Que destinen a un funcionario de cualquier país del mundo a la ONU, a cualquiera de sus sedes de Nueva York, la principal, Ginebra o París, donde reside la UNESCO, supone culminar el sueño de vivir como un millonario sin serlo, aunque si se carece de ética, se llegará a ello.
No debe extrañar que el entorno de Kofi Annan esté formado por corruptos relacionados con el programa iraquí de petróleo por alimentos, según el cual Sadam Hussein recibía alimentos que pagaba con petróleo bajo control de la ONU.
Era la gente de Annan, incluyendo un hijo suyo, quien repartía ese mercado y se quedaba con una parte de los beneficios. Simultáneamente, Sadam compraba periodistas y activistas políticos –debería saberse a quién en España—para que defendieran su régimen.
Los diplomáticos y periodistas más honorables y conocedores del intramundo de la ONU denuncian habitualmente su corrupción, pero los estados miembros prefieren cerrar los ojos para mantener eso tan acomodaticio del statu quo.
Los demás funcionarios, mientras, callan: gozan de enormes sueldos, no pagan impuestos y poseen un pasaporte diplomático que les permite vivir con prebendas medievales, entre fiestas nacionales, más de 200 al año, saturados de champaña y caviar.

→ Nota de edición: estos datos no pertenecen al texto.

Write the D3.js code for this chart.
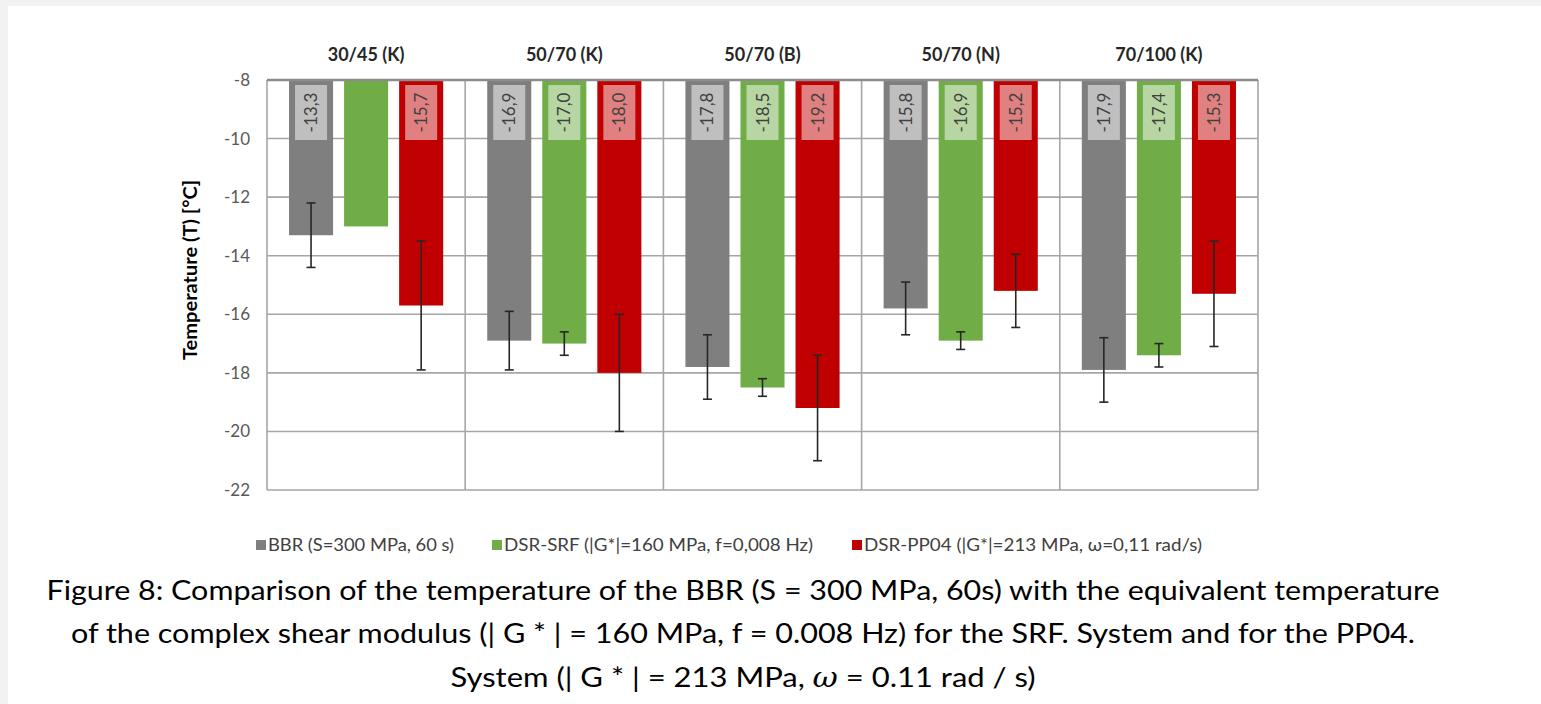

En este ambiente, algunos tienen en sus residencias a verdaderos esclavos y esclavas sexuales, sin que las autoridades locales pueden hacer nada para evitarlo.
Gran número de los funcionarios internacionales son agentes a comisión de empresas o empresarios de sus países, que en ratos libres, eso sí, imparten doctrina en la Asamblea General sobre paz y justicia internacionales.
Que no extrañe la corrupción de la ONU: hay funcionarios, especialmente del tercer mundo, que montan negocios a través de la valija diplomática en la que mueven drogas o piedras preciosas. Y nadie lo impide.